To identify the specific device that caused the failure:
4. You can also use the command vdq -iH to list the disk mappings on the host to find the failed disk. If the disk is listed as a UUID and not the disk identifier then vSAN has failed out the disk as seen below:
[root@esx01:~] vdq -iH
Mappings:
DiskMapping[0]:
SSD: naa.58ce########fec5
MD: naa.58ce########a7f9
MD: naa.58ce#######bbd1
MD: naa.58ce#######02a5
MD: naa.58ce########9d69
MD: naa.58ce########aaf5
MD: naa.58ce########a7e5
MD: ########-########-####-####-####-########226a
5. To identify the display name of the disk and if the failure is recent enough run the following command:
grep ########-########-####-####-####-########226a /var/log/vmkernel.log
you should see similar output as below:
2021-01-09T05:45:41.638Z cpu0:7053521)LSOM: LSOMLogDiskEvent:7509: Disk Event permanent error propagated for MD ########-########-####-####-####-########226a (naa.58cexxxxxxxxaad9:2)
If necessary, we can get the path information about the failed device to further assist with identification.
From the ESXi Shell, run this command:
# esxcfg-mpath -bd <naa identifier device>
For the example in the Resolution section, the command and example output is:
# esxcfg-mpath -bd naa.58ce########aad9
naa.58cexxxxxxxxaad9 : VMware Serial Attached SCSI Disk (naa.58cexxxxxxxxaad9)
vmhba1:C0:T1:L0 LUN:0 state:active sas Adapter: 5005########8c11 Target: 5000########02af
The device is target #1 on vmhba1.
We can also get the physical location of the device.
From the ESXi Shell, run these commands:
# esxcli storage core device physical get -d <naa identifier device>
# esxcli storage core device raid list -d <naa identifier device>
The command and example output is:
# esxcli storage core device physical get -d naa.58ce########aad9
Physical Location: enclosure 2, slot 5
Or
# esxcli storage core device raid list -d naa.58ce########aad9
Physical Location: enclosure 2, slot 5
Note: The above commands may not work with certain drivers as the vSAN disk serviceability plugin is not coded for all drivers.
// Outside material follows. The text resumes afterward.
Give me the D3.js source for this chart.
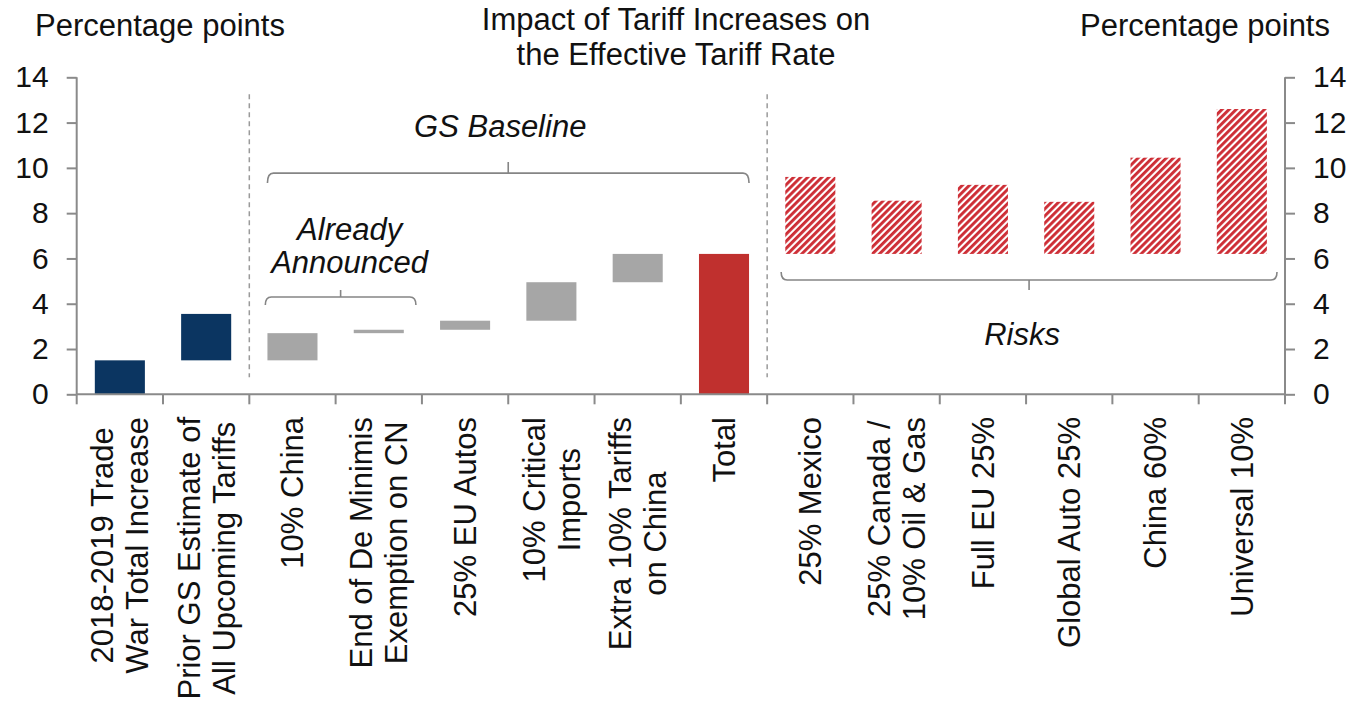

The current supported list is below:
hpsa
nhpsa
iavmd
nvme_pcie
lsi_mr3
lsi_msgpt3
lsi_msgpt35
smartpqi
If your driver is not listed then work with your hardware vendor to open an engineering to engineering case so we can work together to update the plugin code to interface with those drivers.
You may see one of the below errors if your driver is not listed above when running these commands which reflects we can't interact with the device to either pull the required information or turn on/off the LED:
esxcli storage core device physical get -d naa.6589cfc########93491
Unable to get location for device naa.6589cfc########93491: No LSU plugin can manage this device.
esxcli storage core device raid list -d naa.5000########4c2f
Unable to get location for device naa.5000########4c2f: Can not manage device!